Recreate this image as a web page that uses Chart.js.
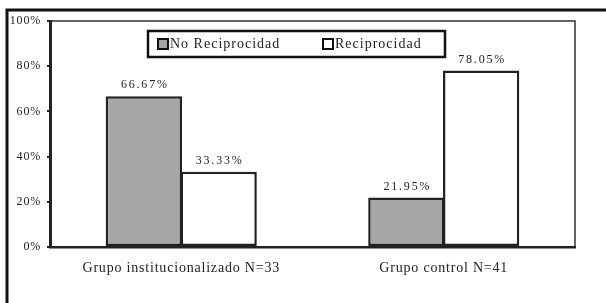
<!DOCTYPE html>
<html>
<head>
<meta charset="utf-8">
<script src="https://cdn.jsdelivr.net/npm/chart.js"></script>
<style>
    html, body { margin: 0; padding: 0; background: #fff; }
    #wrap { width: 606px; height: 303px; position: relative; }
</style>
</head>
<body>
<div id="wrap"><canvas id="chart" width="606" height="303"></canvas></div>
<script>
// Chart data
const categories = ['Grupo institucionalizado N=33', 'Grupo control N=41'];
const noReciprocidad = [66.67, 21.95];
const reciprocidad = [33.33, 78.05];
const yTicks = [0, 20, 40, 60, 80, 100];

const serif = '"Liberation Serif", "DejaVu Serif", serif';

// Outer frame, plot frame, legend box and value labels
const decorPlugin = {
    id: 'decor',
    beforeLayout(chart) {
        chart.ctx.letterSpacing = '0.8px';
    },
    beforeDraw(chart) {
        const ctx = chart.ctx;
        const a = chart.chartArea;
        ctx.letterSpacing = '0.8px';
        ctx.save();
        ctx.fillStyle = '#fff';
        ctx.fillRect(0, 0, chart.width, chart.height);
        // outer frame (top and left)
        ctx.strokeStyle = '#111';
        ctx.lineWidth = 3;
        ctx.beginPath();
        ctx.moveTo(606, 10);
        ctx.lineTo(7, 10);
        ctx.lineTo(7, 303);
        ctx.stroke();
        // thin plot frame (top and right)
        ctx.strokeStyle = '#333';
        ctx.lineWidth = 1.5;
        ctx.beginPath();
        ctx.moveTo(a.left, a.top);
        ctx.lineTo(a.right, a.top);
        ctx.lineTo(a.right, a.bottom);
        ctx.stroke();
        ctx.restore();
    },
    afterDatasetsDraw(chart) {
        const ctx = chart.ctx;
        ctx.save();
        // value labels
        ctx.letterSpacing = '1.8px';
        ctx.font = '12px ' + serif;
        ctx.fillStyle = '#222';
        ctx.textAlign = 'center';
        ctx.textBaseline = 'middle';
        chart.data.datasets.forEach((ds, i) => {
            chart.getDatasetMeta(i).data.forEach((bar, j) => {
                ctx.fillText(ds.data[j].toFixed(2) + '%', bar.x + 1, bar.y - 11);
            });
        });
        // legend box
        const lx = 148, ly = 31, lw = 297, lh = 26;
        ctx.fillStyle = '#fff';
        ctx.fillRect(lx, ly, lw, lh);
        ctx.strokeStyle = '#111';
        ctx.lineWidth = 2.5;
        ctx.strokeRect(lx, ly, lw, lh);
        ctx.letterSpacing = '1px';
        ctx.font = '14px ' + serif;
        ctx.textAlign = 'left';
        const items = [{x: 158, ds: chart.data.datasets[0]}, {x: 323, ds: chart.data.datasets[1]}];
        items.forEach(it => {
            ctx.fillStyle = it.ds.backgroundColor;
            ctx.fillRect(it.x, ly + 8, 10, 10);
            ctx.lineWidth = 2;
            ctx.strokeStyle = '#111';
            ctx.strokeRect(it.x, ly + 8, 10, 10);
            ctx.fillStyle = '#222';
            ctx.fillText(it.ds.label, it.x + 12, ly + 13.5);
        });
        ctx.restore();
    }
};

new Chart(document.getElementById('chart'), {
    type: 'bar',
    data: {
        labels: categories,
        datasets: [{
            label: 'No Reciprocidad',
            data: noReciprocidad,
            backgroundColor: '#a6a6a6',
            borderColor: '#222',
            borderWidth: 2.5,
            borderSkipped: false
        }, {
            label: 'Reciprocidad',
            data: reciprocidad,
            backgroundColor: '#ffffff',
            borderColor: '#222',
            borderWidth: 2.5,
            borderSkipped: false
        }]
    },
    options: {
        responsive: false,
        animation: false,
        devicePixelRatio: 1,
        layout: { padding: { top: 21, right: 31, left: 0, bottom: 0 } },
        categoryPercentage: 0.57,
        barPercentage: 1.02,
        plugins: {
            legend: { display: false },
            tooltip: { enabled: false }
        },
        scales: {
            x: {
                grid: { display: false, drawTicks: false },
                border: { color: '#222', width: 2.5 },
                ticks: {
                    color: '#222',
                    padding: 13,
                    font: { family: serif, size: 14 }
                },
                afterFit(scale) { scale.height = 56; }
            },
            y: {
                min: 0,
                max: 100,
                afterBuildTicks(scale) { scale.ticks = yTicks.map(v => ({ value: v })); },
                grid: { display: true, drawOnChartArea: false, tickLength: 3, color: '#222', lineWidth: 2 },
                border: { color: '#222', width: 3 },
                ticks: {
                    color: '#222',
                    padding: 6,
                    font: { family: serif, size: 12 },
                    callback: v => v + '%'
                },
                afterFit(scale) { scale.width = 50; }
            }
        }
    },
    plugins: [decorPlugin]
});
</script>
</body>
</html>
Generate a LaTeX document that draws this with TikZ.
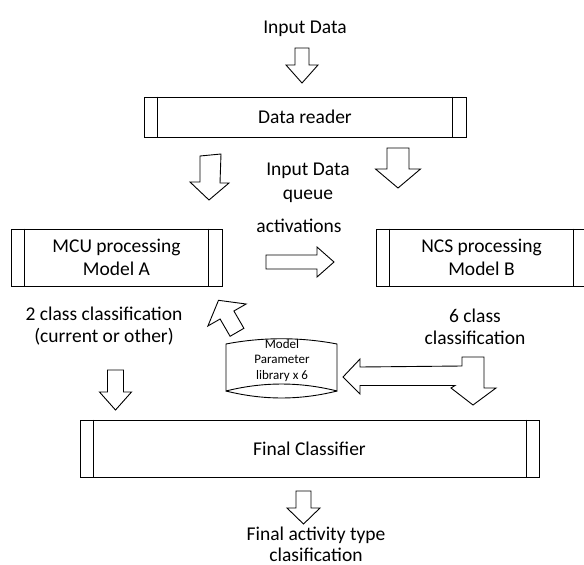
\documentclass[tikz,border=0pt]{standalone}
\usepackage{fontspec}
\setmainfont{Carlito}
\newcommand\sidebars[2]{\draw ([xshift=#2]#1.north west) -- ([xshift=#2]#1.south west) ([xshift=-#2]#1.north east) -- ([xshift=-#2]#1.south east);}
\newcommand\dnarr[6]{\draw[blk] ({#1-#5},#2) -- ({#1+#5},#2) -- ({#1+#5},#3) -- ({#1+#6},#3) -- (#1,#4) -- ({#1-#6},#3) -- ({#1-#5},#3) -- cycle;}
\begin{document}
\begin{tikzpicture}[x=1pt,y=-1pt,
  line width=0.9pt,
  lbl/.style={font=\fontsize{19.5}{23}\selectfont, align=center, inner sep=0pt},
  procbox/.style={draw, font=\fontsize{19.5}{23}\selectfont, align=center, inner sep=0pt},
  blk/.style={draw, fill=white, line join=miter},
  ]
\useasboundingbox (0,0) rectangle (584,565);

% process boxes
\node[procbox, minimum width=322, minimum height=40] (reader) at (305,117) {Data reader};
\sidebars{reader}{14}
\node[procbox, minimum width=211, minimum height=57] (mcu) at (116.5,257.5) {MCU processing\\Model A};
\sidebars{mcu}{14}
\node[procbox, minimum width=211, minimum height=57] (ncs) at (481.5,257.5) {NCS processing\\Model B};
\sidebars{ncs}{14}
\node[procbox, minimum width=459, minimum height=57] (final) at (309.5,448.5) {Final Classifier};
\sidebars{final}{13.5}

% texts
\node[lbl] (input) at (305,28.5) {Input Data};
\node[lbl, font=\fontsize{19.5}{24}\selectfont] (queue) at (308,183) {Input Data\\queue};
\node[lbl] (act) at (299,225.5) {activations};
\node[lbl, font=\fontsize{19.5}{22}\selectfont] (two) at (104,326) {2 class classification\\(current or other)};
\node[lbl, font=\fontsize{19.5}{22.3}\selectfont] (six) at (475,327) {6 class\\classification};
\node[lbl, font=\fontsize{19.5}{21}\selectfont] (out) at (316,544.5) {Final activity type\\clasification};

% parameter library shape
\draw (226,344) .. controls (262,337) and (301,337) .. (337,344) -- (337,391)
      .. controls (300,381.7) and (263,381.7) .. (226,391) -- cycle;
\draw (226,391) .. controls (263,400.3) and (300,400.3) .. (337,391);
\node[lbl, font=\fontsize{13}{15.5}\selectfont] (lib) at (282,360.5) {Model\\Parameter\\library x 6};

% block arrows
\dnarr{302}{48}{65}{83}{7}{16}
\dnarr{398}{148}{169}{188}{11}{22.5}
\draw[blk] (200,156) -- (221,154) -- (220,183) -- (229,183) -- (209,200) -- (190,182) -- (200,182) -- cycle;
\dnarr{115.5}{370}{392}{410}{8}{16}
\dnarr{303.5}{491}{508}{524}{7.5}{16.5}
\draw[blk] (266,255) -- (317,255) -- (317,247) -- (334,262) -- (317,277) -- (317,269) -- (266,269) -- cycle;
\draw[blk] (218.5,300.3) -- (246.1,304) -- (233.9,311) -- (243.9,328.3) -- (230.1,336.3) -- (220.1,319) -- (207.9,326) -- cycle;
\draw[blk] (343,377) -- (360,359) -- (360,367) -- (462,366) -- (462,357) -- (484,357) -- (484,388)
      -- (496,388) -- (473,405) -- (451,388) -- (455,385.5) -- (360,385.5) -- (360,394) -- cycle;
\end{tikzpicture}
\end{document}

_____

Using the material above, report each line where "that" occurs.

• _TASK SOLUTION_
Recreate this image as a web page that uses Chart.js.
Generate a LaTeX document that draws this with TikZ.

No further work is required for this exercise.